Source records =
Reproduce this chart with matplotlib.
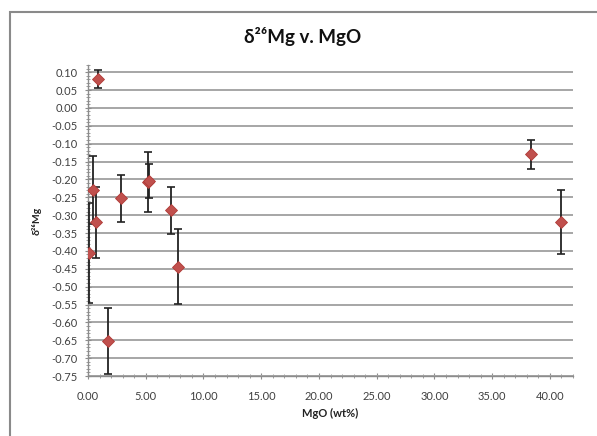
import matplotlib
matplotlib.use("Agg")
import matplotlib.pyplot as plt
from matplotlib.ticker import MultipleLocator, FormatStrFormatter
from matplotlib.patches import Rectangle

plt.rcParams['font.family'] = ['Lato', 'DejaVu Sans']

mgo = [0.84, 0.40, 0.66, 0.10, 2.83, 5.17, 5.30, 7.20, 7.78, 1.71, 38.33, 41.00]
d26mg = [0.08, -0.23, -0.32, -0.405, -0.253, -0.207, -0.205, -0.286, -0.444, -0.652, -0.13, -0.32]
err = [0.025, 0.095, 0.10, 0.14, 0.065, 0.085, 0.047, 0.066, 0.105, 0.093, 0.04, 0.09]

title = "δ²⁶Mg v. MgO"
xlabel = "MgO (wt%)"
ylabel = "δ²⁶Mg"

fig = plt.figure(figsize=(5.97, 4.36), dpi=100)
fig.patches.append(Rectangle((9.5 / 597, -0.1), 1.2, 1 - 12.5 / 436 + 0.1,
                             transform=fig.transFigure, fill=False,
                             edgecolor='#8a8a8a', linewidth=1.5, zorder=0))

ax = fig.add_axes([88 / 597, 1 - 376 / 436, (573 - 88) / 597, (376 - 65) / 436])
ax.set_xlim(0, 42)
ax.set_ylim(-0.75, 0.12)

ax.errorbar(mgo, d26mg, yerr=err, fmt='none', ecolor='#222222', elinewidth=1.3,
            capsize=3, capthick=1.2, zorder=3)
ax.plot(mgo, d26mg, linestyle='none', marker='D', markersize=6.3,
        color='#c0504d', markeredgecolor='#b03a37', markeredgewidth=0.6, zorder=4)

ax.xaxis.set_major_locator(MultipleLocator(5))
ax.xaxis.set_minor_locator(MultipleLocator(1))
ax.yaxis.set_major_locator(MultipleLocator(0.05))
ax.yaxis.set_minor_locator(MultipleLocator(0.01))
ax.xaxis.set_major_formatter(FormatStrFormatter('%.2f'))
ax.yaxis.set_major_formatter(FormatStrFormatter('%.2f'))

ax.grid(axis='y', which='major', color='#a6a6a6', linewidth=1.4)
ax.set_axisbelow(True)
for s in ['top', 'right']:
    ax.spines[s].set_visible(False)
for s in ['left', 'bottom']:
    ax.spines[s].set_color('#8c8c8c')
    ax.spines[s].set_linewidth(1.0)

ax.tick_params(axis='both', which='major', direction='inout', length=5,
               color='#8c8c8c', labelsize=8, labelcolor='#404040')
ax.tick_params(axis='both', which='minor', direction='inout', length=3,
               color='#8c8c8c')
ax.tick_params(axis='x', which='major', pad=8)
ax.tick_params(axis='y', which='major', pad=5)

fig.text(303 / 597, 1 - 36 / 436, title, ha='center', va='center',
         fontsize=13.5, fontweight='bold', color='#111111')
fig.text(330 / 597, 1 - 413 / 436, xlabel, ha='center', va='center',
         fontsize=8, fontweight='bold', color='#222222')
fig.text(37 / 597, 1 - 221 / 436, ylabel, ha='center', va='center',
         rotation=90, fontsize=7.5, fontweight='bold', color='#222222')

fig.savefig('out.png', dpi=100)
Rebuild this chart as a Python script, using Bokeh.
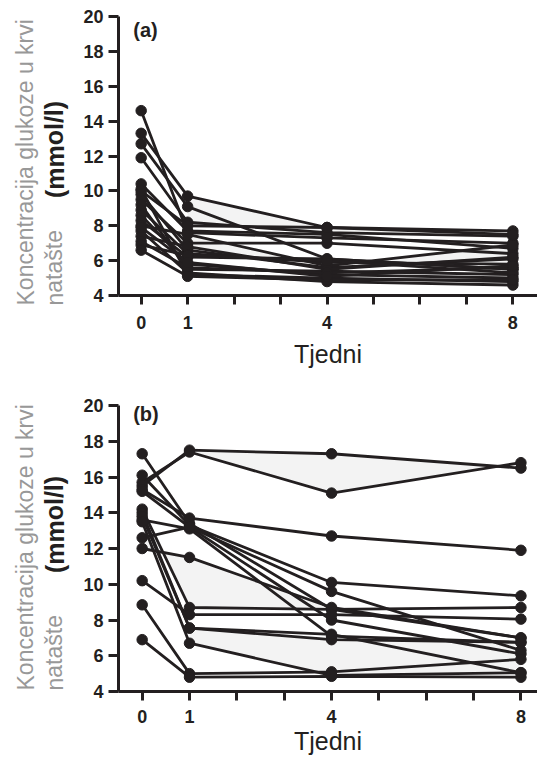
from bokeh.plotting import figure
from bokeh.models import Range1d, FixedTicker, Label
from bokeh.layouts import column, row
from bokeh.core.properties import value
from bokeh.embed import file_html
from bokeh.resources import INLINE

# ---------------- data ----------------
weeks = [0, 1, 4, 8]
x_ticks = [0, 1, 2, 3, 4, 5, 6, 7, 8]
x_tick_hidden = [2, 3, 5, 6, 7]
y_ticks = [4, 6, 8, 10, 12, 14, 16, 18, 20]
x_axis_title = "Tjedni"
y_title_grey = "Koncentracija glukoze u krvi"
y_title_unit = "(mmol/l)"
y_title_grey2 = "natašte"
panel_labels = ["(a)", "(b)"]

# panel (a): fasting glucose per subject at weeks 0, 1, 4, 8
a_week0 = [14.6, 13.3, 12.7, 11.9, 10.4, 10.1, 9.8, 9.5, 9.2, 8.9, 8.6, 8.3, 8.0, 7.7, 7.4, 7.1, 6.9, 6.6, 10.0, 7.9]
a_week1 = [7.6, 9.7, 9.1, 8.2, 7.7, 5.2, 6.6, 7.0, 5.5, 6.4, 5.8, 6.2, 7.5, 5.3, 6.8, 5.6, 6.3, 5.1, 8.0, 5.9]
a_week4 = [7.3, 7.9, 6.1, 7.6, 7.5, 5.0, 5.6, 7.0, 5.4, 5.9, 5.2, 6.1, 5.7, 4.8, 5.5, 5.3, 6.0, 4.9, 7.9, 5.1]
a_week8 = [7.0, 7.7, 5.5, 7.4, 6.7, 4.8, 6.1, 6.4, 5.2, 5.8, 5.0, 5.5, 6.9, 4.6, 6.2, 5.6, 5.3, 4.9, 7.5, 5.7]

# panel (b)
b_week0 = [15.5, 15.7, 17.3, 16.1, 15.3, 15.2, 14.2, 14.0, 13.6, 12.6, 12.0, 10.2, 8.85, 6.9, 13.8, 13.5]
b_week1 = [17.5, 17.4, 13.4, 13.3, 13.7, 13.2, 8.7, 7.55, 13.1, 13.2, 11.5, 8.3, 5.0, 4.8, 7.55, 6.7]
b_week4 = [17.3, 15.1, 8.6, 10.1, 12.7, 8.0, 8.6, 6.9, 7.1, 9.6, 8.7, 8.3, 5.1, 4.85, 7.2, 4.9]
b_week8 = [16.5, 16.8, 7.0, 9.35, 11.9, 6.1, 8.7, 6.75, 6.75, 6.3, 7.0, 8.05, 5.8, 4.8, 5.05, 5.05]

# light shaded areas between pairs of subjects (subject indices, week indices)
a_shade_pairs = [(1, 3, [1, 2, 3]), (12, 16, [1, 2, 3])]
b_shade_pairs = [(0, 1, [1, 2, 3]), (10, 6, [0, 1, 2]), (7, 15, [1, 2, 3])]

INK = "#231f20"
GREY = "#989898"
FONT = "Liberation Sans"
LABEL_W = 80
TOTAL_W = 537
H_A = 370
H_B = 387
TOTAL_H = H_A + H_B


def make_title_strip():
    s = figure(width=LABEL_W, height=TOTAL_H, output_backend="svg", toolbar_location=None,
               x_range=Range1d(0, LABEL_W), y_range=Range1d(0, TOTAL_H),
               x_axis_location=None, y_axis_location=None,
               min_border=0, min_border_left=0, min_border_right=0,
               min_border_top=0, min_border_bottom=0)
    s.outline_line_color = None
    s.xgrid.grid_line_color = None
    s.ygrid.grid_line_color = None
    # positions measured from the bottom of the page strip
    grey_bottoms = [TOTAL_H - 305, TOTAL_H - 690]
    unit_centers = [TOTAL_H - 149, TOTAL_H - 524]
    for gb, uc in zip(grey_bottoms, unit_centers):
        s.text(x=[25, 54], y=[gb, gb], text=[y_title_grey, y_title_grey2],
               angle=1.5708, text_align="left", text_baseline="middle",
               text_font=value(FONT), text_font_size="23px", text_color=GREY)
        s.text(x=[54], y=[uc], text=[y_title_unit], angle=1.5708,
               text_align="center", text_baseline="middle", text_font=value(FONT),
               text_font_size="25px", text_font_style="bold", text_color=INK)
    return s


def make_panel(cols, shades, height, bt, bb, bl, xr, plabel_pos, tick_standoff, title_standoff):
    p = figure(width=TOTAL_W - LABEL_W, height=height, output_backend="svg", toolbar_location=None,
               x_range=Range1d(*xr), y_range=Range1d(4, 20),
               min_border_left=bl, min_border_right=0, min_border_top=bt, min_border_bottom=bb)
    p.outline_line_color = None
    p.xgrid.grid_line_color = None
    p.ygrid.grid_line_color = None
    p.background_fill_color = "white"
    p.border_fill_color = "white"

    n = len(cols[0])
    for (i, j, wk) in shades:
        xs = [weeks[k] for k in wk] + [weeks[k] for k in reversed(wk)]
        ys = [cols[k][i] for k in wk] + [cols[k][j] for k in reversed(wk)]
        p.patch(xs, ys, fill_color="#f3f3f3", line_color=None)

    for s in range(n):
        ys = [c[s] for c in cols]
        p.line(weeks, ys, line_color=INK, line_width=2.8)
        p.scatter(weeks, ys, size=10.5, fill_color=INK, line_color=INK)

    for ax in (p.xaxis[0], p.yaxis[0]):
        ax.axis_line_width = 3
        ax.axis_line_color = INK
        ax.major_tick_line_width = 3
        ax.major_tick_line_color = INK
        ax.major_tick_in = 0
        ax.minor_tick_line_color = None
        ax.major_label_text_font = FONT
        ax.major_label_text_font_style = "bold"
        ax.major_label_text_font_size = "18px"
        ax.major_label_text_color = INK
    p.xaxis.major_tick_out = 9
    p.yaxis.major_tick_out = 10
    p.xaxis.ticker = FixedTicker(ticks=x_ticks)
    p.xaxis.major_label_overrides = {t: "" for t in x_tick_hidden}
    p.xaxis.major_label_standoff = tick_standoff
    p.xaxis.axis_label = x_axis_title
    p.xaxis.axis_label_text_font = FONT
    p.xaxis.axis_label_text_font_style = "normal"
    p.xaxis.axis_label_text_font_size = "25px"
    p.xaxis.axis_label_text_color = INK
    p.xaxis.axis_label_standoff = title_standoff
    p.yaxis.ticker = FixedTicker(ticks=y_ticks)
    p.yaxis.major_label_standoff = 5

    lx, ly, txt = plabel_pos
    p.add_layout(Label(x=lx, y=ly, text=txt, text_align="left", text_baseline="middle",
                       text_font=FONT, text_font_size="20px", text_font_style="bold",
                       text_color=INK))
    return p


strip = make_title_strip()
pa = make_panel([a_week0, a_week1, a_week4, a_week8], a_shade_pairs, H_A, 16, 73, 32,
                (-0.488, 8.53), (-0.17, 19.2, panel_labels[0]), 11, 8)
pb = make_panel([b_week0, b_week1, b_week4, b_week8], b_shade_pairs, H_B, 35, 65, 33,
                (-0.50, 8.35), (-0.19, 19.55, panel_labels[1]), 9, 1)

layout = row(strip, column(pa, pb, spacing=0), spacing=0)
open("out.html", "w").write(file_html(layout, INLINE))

STATED EXERCISE =
Please quote the lines of the material, beginning with the first and ending with the one that contains "ax.spines[s].set_linewidth(1.0)", exactly as written and without any pictures.

RESULT OF THIS EXERCISE =
Reproduce this chart with matplotlib.
import matplotlib
matplotlib.use("Agg")
import matplotlib.pyplot as plt
from matplotlib.ticker import MultipleLocator, FormatStrFormatter
from matplotlib.patches import Rectangle

plt.rcParams['font.family'] = ['Lato', 'DejaVu Sans']

mgo = [0.84, 0.40, 0.66, 0.10, 2.83, 5.17, 5.30, 7.20, 7.78, 1.71, 38.33, 41.00]
d26mg = [0.08, -0.23, -0.32, -0.405, -0.253, -0.207, -0.205, -0.286, -0.444, -0.652, -0.13, -0.32]
err = [0.025, 0.095, 0.10, 0.14, 0.065, 0.085, 0.047, 0.066, 0.105, 0.093, 0.04, 0.09]

title = "δ²⁶Mg v. MgO"
xlabel = "MgO (wt%)"
ylabel = "δ²⁶Mg"

fig = plt.figure(figsize=(5.97, 4.36), dpi=100)
fig.patches.append(Rectangle((9.5 / 597, -0.1), 1.2, 1 - 12.5 / 436 + 0.1,
                             transform=fig.transFigure, fill=False,
                             edgecolor='#8a8a8a', linewidth=1.5, zorder=0))

ax = fig.add_axes([88 / 597, 1 - 376 / 436, (573 - 88) / 597, (376 - 65) / 436])
ax.set_xlim(0, 42)
ax.set_ylim(-0.75, 0.12)

ax.errorbar(mgo, d26mg, yerr=err, fmt='none', ecolor='#222222', elinewidth=1.3,
            capsize=3, capthick=1.2, zorder=3)
ax.plot(mgo, d26mg, linestyle='none', marker='D', markersize=6.3,
        color='#c0504d', markeredgecolor='#b03a37', markeredgewidth=0.6, zorder=4)

ax.xaxis.set_major_locator(MultipleLocator(5))
ax.xaxis.set_minor_locator(MultipleLocator(1))
ax.yaxis.set_major_locator(MultipleLocator(0.05))
ax.yaxis.set_minor_locator(MultipleLocator(0.01))
ax.xaxis.set_major_formatter(FormatStrFormatter('%.2f'))
ax.yaxis.set_major_formatter(FormatStrFormatter('%.2f'))

ax.grid(axis='y', which='major', color='#a6a6a6', linewidth=1.4)
ax.set_axisbelow(True)
for s in ['top', 'right']:
    ax.spines[s].set_visible(False)
for s in ['left', 'bottom']:
    ax.spines[s].set_color('#8c8c8c')
    ax.spines[s].set_linewidth(1.0)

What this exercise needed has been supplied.